As usual, by the time we arrived back from our excursion lunchtime had passed and we needed to find something to eat besides ice cream. This meant the pool grill not only for us, but just about everyone else who arrived back on the ship around the same time. It was busy, but the line moved relatively quickly. This is one of the only times I’ve encountered a line on this ship – it’s the least crowded cruises I’ve ever been on, and that’s not because it’s not full. It’s because the guest to space ratio is higher than most other ocean cruise lines and people really have a chance to spread out and not be on top of each other. It’s glorious.
Anyway, I got a Mexican pulled pork sandwich, which was pulled pork, guacamole, and pico de gallo, and onion rings. My mom got a Philly cheesesteak sandwich without the bread, which she said reminded her of one of her favorite subs she used to eat long ago before she became allergic to grains. I also ordered a mojito, which tasted great. Needless to say, the pool grill satisfied our afternoon hunger pains.

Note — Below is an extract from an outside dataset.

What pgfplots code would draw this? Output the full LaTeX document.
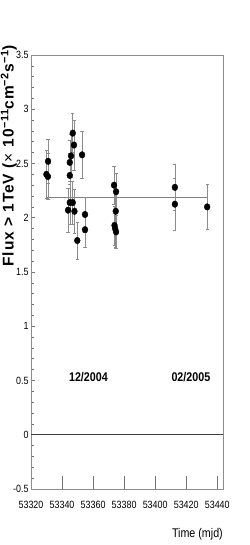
\documentclass[border=0pt]{standalone}
\usepackage{fontspec}
\setmainfont{Liberation Sans}
\newfontfamily\narrowfont[FakeStretch=0.85]{Liberation Sans}
\newfontfamily\ylabfont[LetterSpace=6,BoldFeatures={LetterSpace=6}]{Liberation Sans}
\usepackage{pgfplots}
\pgfplotsset{compat=1.18}
\usepackage{pgfplotstable}
\pgfplotstableread{
x y ey
53329.9 2.40 0.22
53330.9 2.38 0.21
53331.0 2.52 0.20
53343.9 2.07 0.20
53345.0 2.14 0.20
53345.0 2.39 0.20
53345.0 2.51 0.20
53345.8 2.57 0.20
53346.9 2.78 0.18
53346.9 2.14 0.20
53347.7 2.67 0.23
53348.0 2.06 0.20
53349.8 1.79 0.17
53352.9 2.58 0.22
53354.8 2.03 0.16
53354.8 1.89 0.16
53373.5 2.30 0.175
53374.8 2.24 0.17
53374.6 2.06 0.18
53373.8 1.93 0.18
53374.2 1.90 0.17
53374.8 1.87 0.15
53412.7 2.28 0.21
53412.7 2.125 0.24
53433.5 2.10 0.21
}\fluxdata
\begin{document}
\begin{tikzpicture}
\useasboundingbox (0pt,0pt) rectangle (249pt,545pt);
\begin{axis}[
  at={(31pt,56pt)}, anchor=south west,
  scale only axis, width=192pt, height=434pt,
  xmin=53320, xmax=53443.7, ymin=-0.5, ymax=3.5,
  xtick={53320,53340,...,53440},
  ytick={-0.5,0,0.5,1,1.5,2,2.5,3,3.5},
  minor x tick num=3, minor y tick num=4,
  scaled x ticks=false,
  xticklabel={\pgfmathprintnumber[fixed,precision=0,set thousands separator={}]{\tick}},
  tick align=inside,
  xtick pos=lower, ytick pos=left,
  axis line style={draw=black!45, line width=0.8pt},
  every tick/.style={black!55, line width=0.6pt},
  xtick style={/pgfplots/major tick length=12.5pt,/pgfplots/minor tick length=6pt},
  ytick style={/pgfplots/major tick length=4.5pt,/pgfplots/minor tick length=2.5pt},
  /pgf/number format/assume math mode=true,
  /pgf/number format/set thousands separator={},
  xticklabel style={font=\narrowfont\fontsize{10.5}{11}\selectfont, yshift=-9pt},
  yticklabel style={font=\narrowfont\fontsize{10.5}{11}\selectfont, xshift=1pt},
  clip=false,
]
\addplot[black!75, line width=0.8pt] coordinates {(53320,0) (53443.7,0)};
\addplot[black!50, line width=1.2pt] coordinates {(53329.9,2.183) (53433.5,2.183)};
\addplot[only marks, mark=*, mark size=3.3pt, mark options={black, xscale=0.88},
  error bars/.cd, y dir=both, y explicit,
  error bar style={black!45, line width=0.6pt},
  error mark options={rotate=90, mark size=1.6pt, black!45, line width=0.6pt}]
  table[x=x, y=y, y error=ey] {\fluxdata};
\node[font=\narrowfont\bfseries\fontsize{12.6}{13}\selectfont] at (axis cs:53357,0.535) {12/2004};
\node[font=\narrowfont\bfseries\fontsize{12.6}{13}\selectfont] at (axis cs:53423,0.535) {02/2005};
\end{axis}
\node[anchor=base east, inner sep=0pt, rotate=90, font=\ylabfont\bfseries\fontsize{15.5}{16}\selectfont] at (13.5pt,500pt) {Flux > 1TeV (\textmd{×} 10\textsuperscript{−11}cm\textsuperscript{−2}s\textsuperscript{−1})};
\node[anchor=east, inner sep=0pt, font=\narrowfont\fontsize{12.6}{13}\selectfont] at (223pt,11pt) {Time (mjd)};
\end{tikzpicture}
\end{document}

Once we got some food in our stomachs, I was ready to see what this Nordic spa ritual thing was all about. You go from hot to cold and repeat, and it promotes detoxification and circulation. There’s a steam sauna, dry sauna, snow room, cold water dump bucket, cold plunge pool, heated loungers, and hot tubs. The concept is that you just go back and forth between hot and cold things. So I started out in the steam sauna at the recommendation of the girl at the spa’s front desk, and only lasted in there a few minutes before I couldn’t handle feeling like I couldn’t breathe anymore. Then I tried to use the snow room, but today’s the day it is out of commission because it has to make more snow. Every week or so, they have to defrost the snow room and start it over so it doesn’t get too full of the white stuff! So I went for the cold plunge pool instead, which felt freezing. I didn’t last in there long either before I headed to the huge warm whirlpool, which is where I spent the rest of my time in the spa. I’ll try to do better about the correct order of things next time, which will include the snow room!
I went out of my comfort zone a little bit for dinner tonight, and tried an appetizer I would usually read on a menu and ignore immediately. It was a Scottish fish soup called Cullen Skink, made with onions and potatoes. It smelled really fishy when they set it down in front of me, but it actually tasted really good and I think it had a stronger smell than taste.
My entrée was some kind of Israeli couscous inside a puff pastry, which was also new to me but delicious. Dessert was also on the destination menu along with my appetizer – a Scottish cheesecake with whiskey sauce. I’ve been noticing that the desserts on this ship that are made with alcohol, usually taste very strongly of it. The first night it took me by surprise, but now I’m used to it. The whiskey taste was strong in tonight’s dessert, but I thought it was very good.
We ended up lingering over dinner for a while, so I was full and tired by the time we arrived back at the cabin. I meant to go relax somewhere else on the ship, but time has escaped me! I have an excursion right in the morning tomorrow, and it’s now 11:30 pm, so I’m going to bed as soon as I finish this post.
Tomorrow we’re in Lerwick, Shetland Islands which means only one thing to me: Shetland ponies!
Disclosure: Viking invited me on this cruise. As always, my thoughts and opinions are my own.